In 1964, a few years after arriving from London to take up a position at the University of Edinburgh, Higgs read a paper by the American theoretical physicist Philip Anderson. At the time, physicists did not have a theory for how subatomic particles got their mass. (Mass can be described as the total amount of matter in an object, while weight is the force of gravity acting on an object.)
Anderson’s paper showed that particles can have mass. When a system in physics – such as two different subatomic particles – becomes changed, physicists sometimes describe it as having “broken symmetry”. This can lead to the emergence of new properties.
During a walk in the Scottish Highlands, Higgs had the idea of a lifetime. He figured out exactly how to apply the symmetry breaking he had read about in Anderson’s paper to an important group of particles called gauge bosons. It would lead to an explanation for how the building blocks of matter acquire their mass.
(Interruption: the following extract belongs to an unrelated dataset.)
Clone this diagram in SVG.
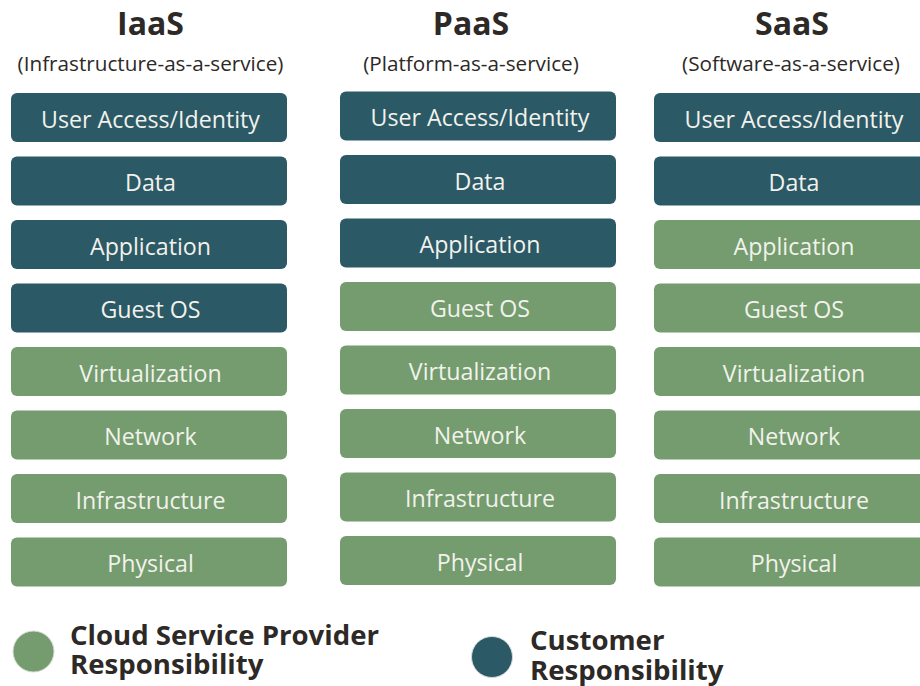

Two other groups of physicists had the same idea at around the same time: Robert Brout and François Englert in Brussels, and Carl Hagen, Gerald Guralnik and Tom Kibble at Imperial College London.
An afterthought
The key distinguishing feature of Higgs’s contribution was that, as an afterthought, he predicted the existence of a new massive particle left over from the process he had worked out in the Highlands. This particle would later bear his name: the Higgs boson.
I believe it was always a bit of an embarrassment to Higgs that this symmetry-breaking mechanism was sometimes shortened to the “Higgs mechanism”.